Puraban (plastic sheet) crafts became popular among young children and schoolgirls in the 1980s and '90s. You could cut out a design, pop it in the toaster oven and watch it shrink and harden. Now the technique is enjoying new life as a way of making elegant jewelry accessories.
Yuu Taniyanagi, 33, is a puraban designer whose career stretches back to her preschool days. "I used to make lots of them in kindergarten," Taniyanagi said. She now produces and sells all sorts of accessories, including hair ornaments and earrings. "It's not easy to find items that you really want to put on. So why not make them yourself?" she said.
I was introduced to several of her creations.
A big, looped earring reminded me of a highly-polished seashell. It looked light and comfortable, but elegant at the same time. For another piece, a hair ornament with a yellow flower in the centre, Taniyanagi combined a number of smaller components. She said she wore the gorgeous item to her friend's wedding reception.
There were also brooches, buttons, badges and many more items, all made from puraban.
"I try combining colors and attaching metal to the pieces. There are really no limits to what you can do with them," Taniyanagi said.
I decided to take a beginner's lesson focused on making a badge.
After drawing an outline on the back side of the puraban with a watercolor ink pen, I cut the shape out with a pair of scissors. Cutting the sheets isn't difficult at all, since they are only about 0.3 millimeters thick.
Taniyanagi told me I need not be too precise. "Once you start baking them, they will shrink down to from one-sixth to one-fourth of the original size. In the end, they'll come out really cute," she said.
When you have the shape ready, preheat the toaster oven. Place the item on a cooking sheet and place the sheet in the oven, then apply more heat. After a minute or so, the puraban will curl and shrink inside the oven. "It always reminds me of surume being baked," she said with a smile, referring to the dried squid snack popular among drinkers.
Once the piece has shrunk, remove it from the oven and place it between books (or anything with a flat surface) to make it flat. I would recommend gloves and a long-sleeved shirt for this part, to avoid getting burned.
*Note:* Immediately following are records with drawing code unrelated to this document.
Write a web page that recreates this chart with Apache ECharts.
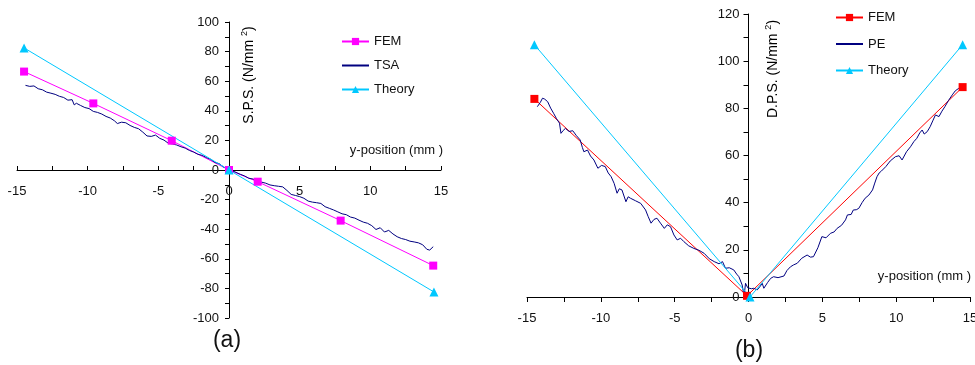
<!DOCTYPE html>
<html><head><meta charset="utf-8">
<script src="https://cdn.jsdelivr.net/npm/echarts@6/dist/echarts.min.js"></script>
<style>html,body{margin:0;padding:0;background:#fff}#c{width:975px;height:365px}</style>
</head><body><div id="c"></div>
<script>
// ---- data (a) ----
const femA = [[-14.5,66.5],[-9.6,45],[-4.05,19.8],[0,0],[2.03,-7.9],[7.9,-34.2],[14.45,-64.6]];
const theoryA = [[-14.5,82.5],[0,0],[14.5,-82.4]];
const tsaA = [[-14.4,57.2],[-14.1,56.5],[-13.8,56.8],[-13.5,54.9],[-13.2,54.2],[-12.9,52.6],[-12.6,51.9],[-12.3,51.1],[-12.0,49.8],[-11.7,49.0],[-11.4,47.2],[-11.1,47.5],[-10.95,44.0],[-10.8,45.1],[-10.5,43.6],[-10.2,42.2],[-9.9,41.5],[-9.6,39.6],[-9.3,38.9],[-9.0,37.8],[-8.7,36.2],[-8.4,35.1],[-8.1,33.2],[-7.9,31.4],[-7.6,32.3],[-7.3,31.9],[-7.0,30.1],[-6.7,28.8],[-6.4,27.9],[-6.1,25.6],[-5.8,23.0],[-5.5,22.7],[-5.2,23.6],[-4.9,21.4],[-4.6,20.2],[-4.3,18.1],[-4.0,17.6],[-3.7,16.9],[-3.4,15.7],[-3.1,14.8],[-2.8,13.2],[-2.5,12.1],[-2.2,10.6],[-1.9,9.9],[-1.6,8.4],[-1.3,7.2],[-1.0,5.1],[-0.7,4.3],[-0.4,2.1],[-0.1,0.6],[0.2,-0.4],[0.5,-1.6],[0.8,-2.9],[1.1,-4.0],[1.4,-5.6],[1.7,-6.1],[2.0,-7.4],[2.3,-8.2],[2.6,-8.9],[2.9,-10.1],[3.2,-10.6],[3.5,-11.0],[3.8,-11.4],[4.1,-13.8],[4.4,-16.5],[4.7,-17.2],[5.0,-18.0],[5.3,-19.1],[5.6,-21.0],[5.9,-21.7],[6.2,-22.1],[6.5,-22.6],[6.8,-24.8],[7.1,-25.9],[7.4,-27.0],[7.7,-28.3],[8.0,-29.6],[8.3,-30.2],[8.6,-31.8],[8.9,-32.5],[9.2,-33.9],[9.5,-35.2],[9.8,-36.0],[10.1,-37.6],[10.4,-40.2],[10.7,-39.0],[11.0,-41.9],[11.3,-40.8],[11.6,-43.2],[11.9,-45.1],[12.2,-46.3],[12.5,-47.0],[12.8,-48.1],[13.1,-48.6],[13.4,-49.2],[13.7,-50.5],[14.0,-53.6],[14.2,-54.1],[14.45,-51.8]];
// ---- data (b) ----
const femB = [[-14.5,84],[-0.1,0.5],[14.5,89]];
const theoryB = [[-14.5,107],[0.1,0],[14.5,107]];
const peB = [[-14.3,80.7],[-14.1,82.5],[-13.95,84.3],[-13.8,83.9],[-13.6,82.8],[-13.4,80.1],[-13.2,77.9],[-13.0,75.6],[-12.8,73.7],[-12.7,69.4],[-12.55,70.6],[-12.4,71.5],[-12.15,70.2],[-11.9,70.5],[-11.65,68.4],[-11.4,66.6],[-11.25,63.4],[-11.15,61.6],[-10.9,62.3],[-10.7,59.8],[-10.47,58.1],[-10.2,54.6],[-9.95,55.8],[-9.7,55.3],[-9.5,52.6],[-9.3,51.0],[-9.1,48.2],[-8.9,44.0],[-8.75,45.9],[-8.57,45.4],[-8.3,40.4],[-8.15,42.5],[-8.0,41.9],[-7.65,40.8],[-7.3,39.7],[-6.97,36.9],[-6.8,34.2],[-6.6,31.3],[-6.4,32.9],[-6.2,33.4],[-5.96,31.3],[-5.7,29.1],[-5.5,30.6],[-5.28,29.8],[-5.05,26.3],[-4.83,24.2],[-4.6,24.9],[-4.38,23.5],[-4.05,21.7],[-3.7,20.6],[-3.35,19.8],[-3.0,18.5],[-2.65,16.2],[-2.32,15.0],[-2.0,14.1],[-1.76,15.0],[-1.56,12.2],[-1.3,12.4],[-1.0,11.5],[-0.8,9.7],[-0.65,8.6],[-0.43,5.1],[-0.3,0.3],[-0.2,5.8],[-0.05,3.9],[0.2,3.5],[0.36,3.7],[0.59,3.0],[0.8,4.6],[0.93,5.8],[1.04,3.7],[1.3,6.2],[1.5,7.9],[1.7,8.6],[2.0,8.2],[2.4,8.9],[2.6,11.2],[2.84,12.8],[3.05,13.6],[3.3,14.3],[3.6,16.4],[3.97,17.8],[4.2,16.9],[4.4,17.1],[4.7,20.9],[4.97,25.6],[5.25,25.1],[5.55,27.0],[5.8,27.6],[6.0,29.1],[6.3,30.4],[6.57,32.7],[6.7,34.8],[6.8,35.5],[6.95,35.0],[7.1,36.9],[7.3,37.0],[7.47,37.6],[7.7,40.1],[7.9,41.9],[8.15,43.2],[8.4,45.4],[8.55,48.3],[8.7,51.0],[8.85,52.6],[9.0,53.4],[9.3,55.3],[9.6,57.7],[9.95,59.5],[10.2,59.9],[10.4,58.1],[10.7,61.6],[10.97,63.7],[11.2,65.9],[11.4,67.3],[11.6,69.6],[11.76,70.8],[11.9,69.1],[12.1,70.1],[12.3,72.2],[12.5,75.0],[12.66,77.2],[12.9,76.5],[13.1,78.8],[13.3,80.7],[13.55,83.4],[13.8,85.7],[14.0,87.4],[14.24,88.5],[14.47,88.9]];
// ---- axis ticks ----
const xTicks = [-15, -10, -5, 0, 5, 10, 15];
const yTicksA = [-100, -80, -60, -40, -20, 0, 20, 40, 60, 80, 100];
const yTicksB = [0, 20, 40, 60, 80, 100, 120];
// ---- texts ----
const xName = 'y-position (mm )';
const yNameA = ['S.P.S. (N/mm ', '2', ')'];
const yNameB = ['D.P.S. (N/mm ', '2', ')'];
const panelLabels = ['(a)', '(b)'];

const FONT = 'Liberation Sans, Arial, sans-serif';
const chart = echarts.init(document.getElementById('c'));
const axisCommon = {
  type: 'value',
  splitLine: { show: false },
  axisLine: { onZero: false, lineStyle: { color: '#000', width: 1 } },
  axisLabel: { color: '#111', fontSize: 13, fontFamily: FONT },
  minorTick: { show: true, splitNumber: 2, length: 4, lineStyle: { color: '#000' } },
};
const richName = {
  a: { fontSize: 14, fontFamily: FONT, color: '#111' },
  s: { fontSize: 9, fontFamily: FONT, color: '#111', padding: [0, 0, 9, 0] }
};
chart.setOption({
  animation: false,
  backgroundColor: '#fff',
  grid: [
    { left: 17, top: 22, width: 424, height: 296, outerBoundsMode: 'none', containLabel: false },
    { left: 527, top: 14, width: 443, height: 283, outerBoundsMode: 'none', containLabel: false }
  ],
  xAxis: [
    Object.assign({}, axisCommon, { gridIndex: 0, position: 'bottom', offset: -148,
      min: xTicks[0], max: xTicks[xTicks.length-1], interval: 5,
      axisTick: { show: true, inside: true, length: 4, lineStyle: { color: '#000' } },
      axisLabel: Object.assign({}, axisCommon.axisLabel, { margin: 15 }) }),
    Object.assign({}, axisCommon, { gridIndex: 1, position: 'bottom',
      min: xTicks[0], max: xTicks[xTicks.length-1], interval: 5,
      axisTick: { show: true, inside: false, length: 5, lineStyle: { color: '#000' } },
      minorTick: { show: true, splitNumber: 2, length: 5, lineStyle: { color: '#000' } },
      axisLabel: Object.assign({}, axisCommon.axisLabel, { margin: 15 }) })
  ],
  yAxis: [
    Object.assign({}, axisCommon, { gridIndex: 0, position: 'left', offset: -212,
      min: yTicksA[0], max: yTicksA[yTicksA.length-1], interval: 20,
      axisTick: { show: true, inside: false, length: 4, lineStyle: { color: '#000' } },
      axisLabel: Object.assign({}, axisCommon.axisLabel, { margin: 10 }) }),
    Object.assign({}, axisCommon, { gridIndex: 1, position: 'left', offset: -221.5,
      min: yTicksB[0], max: yTicksB[yTicksB.length-1], interval: 20,
      axisTick: { show: true, inside: false, length: 5, lineStyle: { color: '#000' } },
      minorTick: { show: true, splitNumber: 2, length: 5, lineStyle: { color: '#000' } },
      axisLabel: Object.assign({}, axisCommon.axisLabel, { margin: 9 }) })
  ],
  legend: [
    { orient: 'vertical', left: 336, top: 30, itemWidth: 27, itemHeight: 9, itemGap: 11,
      textStyle: { fontSize: 13, fontFamily: FONT, color: '#111' },
      data: ['FEM', { name: 'TSA', itemStyle: { opacity: 0 } }, 'Theory'] },
    { orient: 'vertical', left: 830, top: 6, itemWidth: 27, itemHeight: 9, itemGap: 13.5,
      textStyle: { fontSize: 13, fontFamily: FONT, color: '#111' },
      data: ['FEM ', { name: 'PE', itemStyle: { opacity: 0 } }, 'Theory '] }
  ],
  series: [
    { name: 'FEM', type: 'line', xAxisIndex: 0, yAxisIndex: 0, data: femA, color: '#ff00ff',
      symbol: 'rect', symbolSize: 8, lineStyle: { width: 1 } },
    { name: 'TSA', type: 'line', xAxisIndex: 0, yAxisIndex: 0, data: tsaA, color: '#000080',
      symbol: 'none', lineStyle: { width: 1 } },
    { name: 'Theory', type: 'line', xAxisIndex: 0, yAxisIndex: 0, data: theoryA, color: '#00c8ff',
      symbol: 'triangle', symbolSize: 9, lineStyle: { width: 1 } },
    { name: 'FEM ', type: 'line', xAxisIndex: 1, yAxisIndex: 1, data: femB, color: '#ff0000',
      symbol: 'rect', symbolSize: 8, lineStyle: { width: 1 } },
    { name: 'PE', type: 'line', xAxisIndex: 1, yAxisIndex: 1, data: peB, color: '#000080',
      symbol: 'none', lineStyle: { width: 1 } },
    { name: 'Theory ', type: 'line', xAxisIndex: 1, yAxisIndex: 1, data: theoryB, color: '#00c8ff',
      symbol: 'triangle', symbolSize: 9, lineStyle: { width: 1 } }
  ],
  graphic: [
    { type: 'text', x: 249, y: 75, rotation: Math.PI / 2,
      style: { text: '{a|' + yNameA[0] + '}{s|' + yNameA[1] + '}{a|' + yNameA[2] + '}', rich: richName,
        align: 'center', verticalAlign: 'middle' } },
    { type: 'text', x: 773, y: 69, rotation: Math.PI / 2,
      style: { text: '{a|' + yNameB[0] + '}{s|' + yNameB[1] + '}{a|' + yNameB[2] + '}', rich: richName,
        align: 'center', verticalAlign: 'middle' } },
    { type: 'text', x: 443, y: 150,
      style: { text: xName, fontSize: 13, fontFamily: FONT, fill: '#111', align: 'right', verticalAlign: 'middle' } },
    { type: 'text', x: 971, y: 276,
      style: { text: xName, fontSize: 13, fontFamily: FONT, fill: '#111', align: 'right', verticalAlign: 'middle' } },
    { type: 'text', x: 227, y: 341,
      style: { text: panelLabels[0], fontSize: 23, fontFamily: FONT, fill: '#111', align: 'center', verticalAlign: 'middle' } },
    { type: 'text', x: 749, y: 351,
      style: { text: panelLabels[1], fontSize: 23, fontFamily: FONT, fill: '#111', align: 'center', verticalAlign: 'middle' } }
  ]
});
</script>
</body></html>
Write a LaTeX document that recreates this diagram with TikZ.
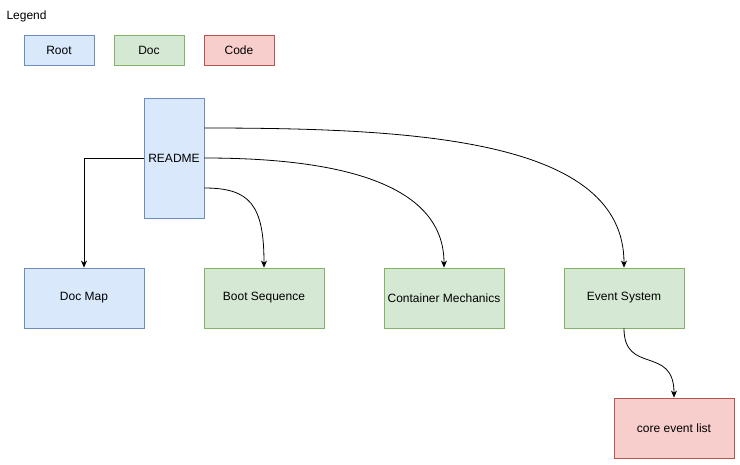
\documentclass[tikz,border=0pt]{standalone}
\usepackage{fontspec}
\setmainfont{Liberation Sans}
\usepackage{tikz}
\usetikzlibrary{arrows.meta}

\definecolor{rootfill}{HTML}{DAE8FC}
\definecolor{rootline}{HTML}{6C8EBF}
\definecolor{docfill}{HTML}{D5E8D4}
\definecolor{docline}{HTML}{82B366}
\definecolor{codefill}{HTML}{F8CECC}
\definecolor{codeline}{HTML}{B85450}

\tikzset{
  box/.style={draw, line width=0.8pt, minimum width=120pt, minimum height=60pt, inner sep=0pt,
    font=\fontsize{12}{14}\selectfont},
  legendbox/.style={box, minimum width=70pt, minimum height=30pt},
  rootbox/.style={fill=rootfill, draw=rootline},
  docbox/.style={fill=docfill, draw=docline},
  codebox/.style={fill=codefill, draw=codeline},
  link/.style={draw, line width=0.8pt, -{Stealth[length=7pt, width=6pt, inset=2pt]}}
}

\begin{document}
\begin{tikzpicture}[x=1pt, y=-1pt]
\useasboundingbox (0,0) rectangle (740,464);
%\draw [help lines] (0,0) grid [step=20] (740,464);
\node [anchor=west, font=\fontsize{12}{14}\selectfont] (legend) at (3,16) {Legend};
\node [legendbox, rootbox] (lroot) at (59,50) {Root};
\node [legendbox, docbox] (ldoc) at (149,50) {Doc};
\node [legendbox, codebox] (lcode) at (239,50) {Code};

\node [box, rootbox, minimum width=60pt, minimum height=120pt] (readme) at (174,158) {README};
\node [box, rootbox] (docmap) at (84,298) {Doc Map};
\node [box, docbox] (bootseq) at (264,298) {Boot Sequence};
\node [box, docbox] (container) at (444,298) {Container Mechanics};
\node [box, docbox] (events) at (624,298) {Event System};
\node [box, codebox] (eventlist) at (674,428) {core event list};

\draw [link] (readme.west) -| (docmap.north);
\draw [link] ([yshift=-30pt]readme.east) .. controls (250,188) and (264,205) .. (bootseq.north);
\draw [link] (readme.east) .. controls (330,158) and (444,180) .. (container.north);
\draw [link] ([yshift=30pt]readme.east) .. controls (420,128) and (624,140) .. (events.north);
\draw [link] (events.south) .. controls (624,375) and (674,345) .. (eventlist.north);
\end{tikzpicture}
\end{document}
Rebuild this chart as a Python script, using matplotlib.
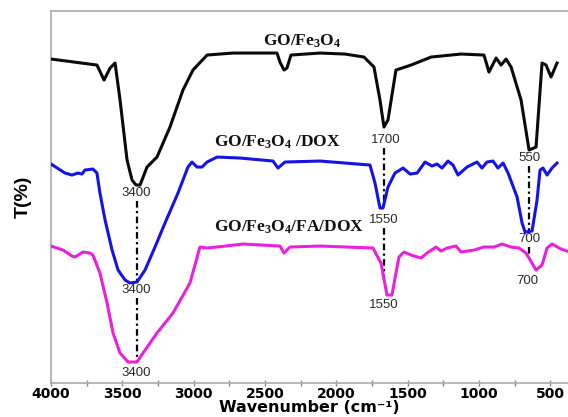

Next, it's time to add colour with acrylic paint. Begin on the back side, and start with the colour you want to have closest to the surface. Wait until the first colour dries before adding a second. You could also use pens, coloured pencils and watercolor paints; they give the piece a totally different appearance. Glue on a back pin and the mission is accomplished.
The plastic sheets are available at plastic-model shops, sundry goods stores and 100-yen shops. Books and websites offer further instructions, but the best way to learn is to attend a handicraft class.
"It'll be nice sharing the experience with your family," Taniyanagi said. "There's so much you could do with the craft."
You can make chopstick holders out of puraban, too. Taniyanagi uses plastic bottle lids for the curvy part of the piece. The curve keeps the chopsticks from falling out of the holder.
Pile up three ¥10 (S$0.10) coins inside the lid to create a shallow depth. Place a freshly baked puraban cutout over the lid, which is facing upwards with the coins inside, and press the centre downwards with your finger while it is still soft from heat.
"It would be nice to have puraban holders in the shape of colorful autumn leaves and cherry blossoms on your table to match the season," Taniyanagi said.